On the day they met, she claims she was told to buy an egg and put it in her bed as she slept.
“When we met next, the egg was broken and inside it was a Sh200 note, human hair, a piece of cloth in a knot and blades of grass,” narrated Karimi.
Shocked, she said she believed that her daughter would be in deep trouble if she did not have the women pray for her.
The two women reportedly asked Karimi to meet them in their car where they would perform a miracle to cleanse and protect her family.
To ward off the evil, Karimi said she withdrew all the money from her bank accounts to be prayed for.
“While we were in the car, we prayed until smoke started coming out of my body, which led me to believe that what they had told me was true because they were prophets who performed miracles,” Karimi told the court. “I was bewitched. I gave out the money,” she added.
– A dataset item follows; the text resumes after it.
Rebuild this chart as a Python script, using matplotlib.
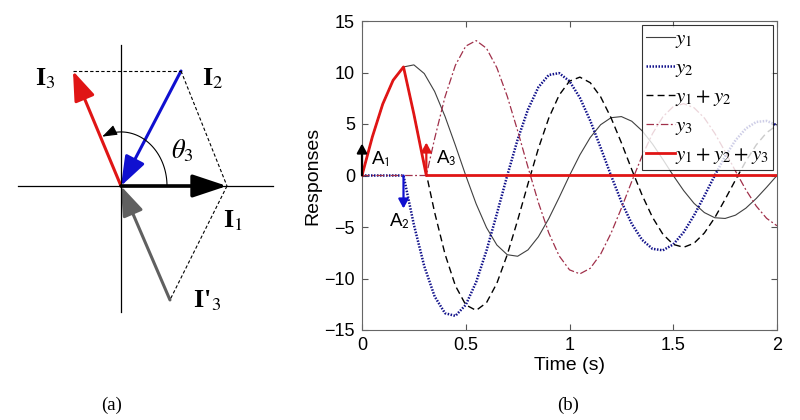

She said she withdrew Sh600,000 from her account at Barclays Bank on June 26, 2013 to prevent misfortune befalling her daughter who was studying abroad.
Two days late, added, she withdrew a further Sh103,000 and Sh242,000 from two different bank accounts.
“I was told to wrap the money in a cloth and make seven knots similar to the piece of cloth that came out of the egg,” she narrated.
After the prayers, she said she was told that the person who had ill intentions towards her family would be revealed.
Karimi allegedly wrapped the over Sh900,000 in the cloth and tied it into knots, but unbeknown to her, the money had been swapped for pieces of paper, receipts and envelopes.
“I did not have someone accompany me as a witness because this was not a transaction. This was a spiritual matter and it demanded some secrecy on my part,” she said, adding that, “I did not believe they would con me because we were talking about God.”
Karimi was given back the cloth with the pieces of paper wrapped inside and instructed to open it the following day and give it as tithe inside a white envelope, only for her to discover that the women had swapped her money for papers. She said that reported the matter leading to the arrest of the accused.